O que você faria se os médicos dissessem que seu bebê talvez só sobrevivesse por três dias? Foi após uma gestação absolutamente normal e parto cesariano sem intercorrências que essa informação em forma de sentença caiu como uma bomba sobre a economista, Junia Cristina Fernandes. Ela já era mãe de Pedro, diagnosticado com autismo severo, e acabava de dar luz à Maria Julia, que chegava ao mundo tendo partes do corpo sem o revestimento e a proteção da pele. O motivo, a mãe só soube mais tarde. Tratava-se de uma doença congênita, tão rara quanto cruel: Epidermólise Bolhosa Distrófica Recessiva. Passados três anos, no entanto, nasce A Borboleta Maju, livro de Junia que chega para celebrar o aniversário e a vida da filha, contando um pouco da sua trajetória marcada por luta, dor e também muitas conquistas.
Escrito a partir da perspectiva da menina, o livro é voltado para o público adulto, tem o selo da Páginas Editora e marca a estreia de Junia como escritora. De forma leve e quase lúdica, a mãe-autora revisita momentos marcantes – como o diagnóstico, o tratamento experimental e o transplante de medula óssea -, para falar de esperança, empatia e amor incondicional. “Eu quis me colocar na pele da minha filha para convidar as pessoas a passearem pelo nosso universo, conhecerem mais sobre a doença e, principalmente, para dizer a elas que nunca desistam dos seus sonhos”, afirma.
Casulos e sonhos – O título “A Borboleta Maju” é uma alusão a uma das principais características da epidermólise bolhosa. Crianças que nascem com E.B. são chamadas bebês-borboletas devido à pele extremamente frágil e a formação constante de bolhas que, com o tempo, chegam a comprometer a forma e função de partes do corpo, como unhas, dedos, pés e mãos. Mas borboletas são para voar – assim como os sonhos. Por isso, essa é uma história, sobretudo, de coragem, superação e engajamento. O livro conta sobre os inúmeros casulos em forma de hospital, os anjos disfarçados de profissionais da saúde, as batalhas para conscientização sobre a doença, mudar leis e buscar atendimento adequado a todos os pacientes de E.B, além do desejo mais genuíno de, enfim, poder levar uma vida normal numa casa vermelha com quarto azul.

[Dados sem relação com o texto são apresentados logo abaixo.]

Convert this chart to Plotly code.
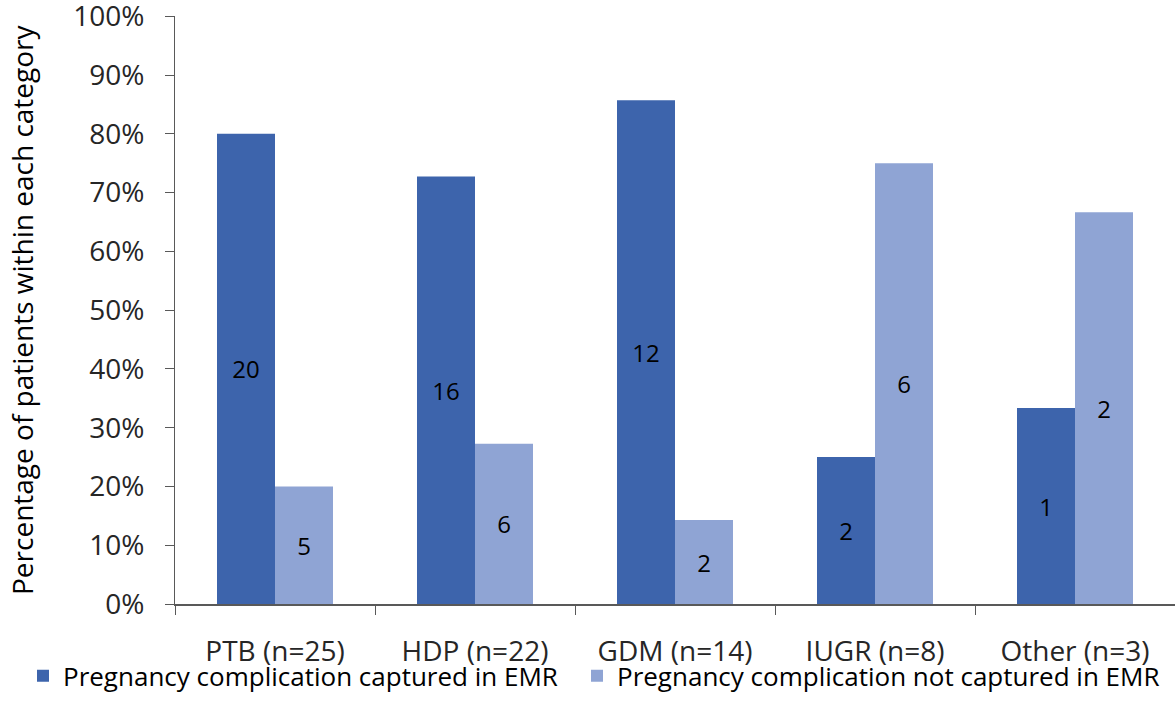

Maju, como é carinhosamente chamada, é popular na mídia e nas redes sociais. Sua história, desde cedo, despertou a empatia e a solidariedade de celebridades, como a influencer, Bella Falconi, que assina o prefácio do livro. Quem também chancela a obra é Tatiana Dias Paulucci – enfermeira, mestre em Saúde Pública e especialista em Epidermologia Hospitalar, que conheceu Maria Júlia ainda bebê, quando ela veio transferida da maternidade de Pirapora, no Norte de Minas, para o Hospital das Clínicas da UFMG, em Belo Horizonte. Assim como uma legião de seguidores, Bella e Tatiana acompanham de perto todo susto, cada nova internação e a coleção de vitórias nesses três anos de vida da menina.
“Ainda vivemos um dia de cada vez, mas hoje temos muito mais a agradecer”, conta a mãe-autora, que no livro também relata sua fé e não se cansa de repetir, como num mantra, que ‘o Amor vence a dor’. Com a experiência materna de dois filhos especiais, Junia é estreante com os livros mas é daquelas pessoas que sabem colocar um pouco de leveza em tudo. Além de conduzir o leitor pelo olhar da filha, sua narrativa se articula em capítulos curtos e não lineares. Outra estratégia são as ilustrações de Délcio Almeida, feitas em nanquim e outras técnicas manipuladas digitalmente a partir de fotografias do acervo pessoal da família. Tudo isso traz à obra um tom de suavidade, sem deixar de lado a densidade e a complexidade do tema central: uma criança, de saúde extremamente frágil, com muita vontade de viver e uma mãe que não conhece a palavra impossível.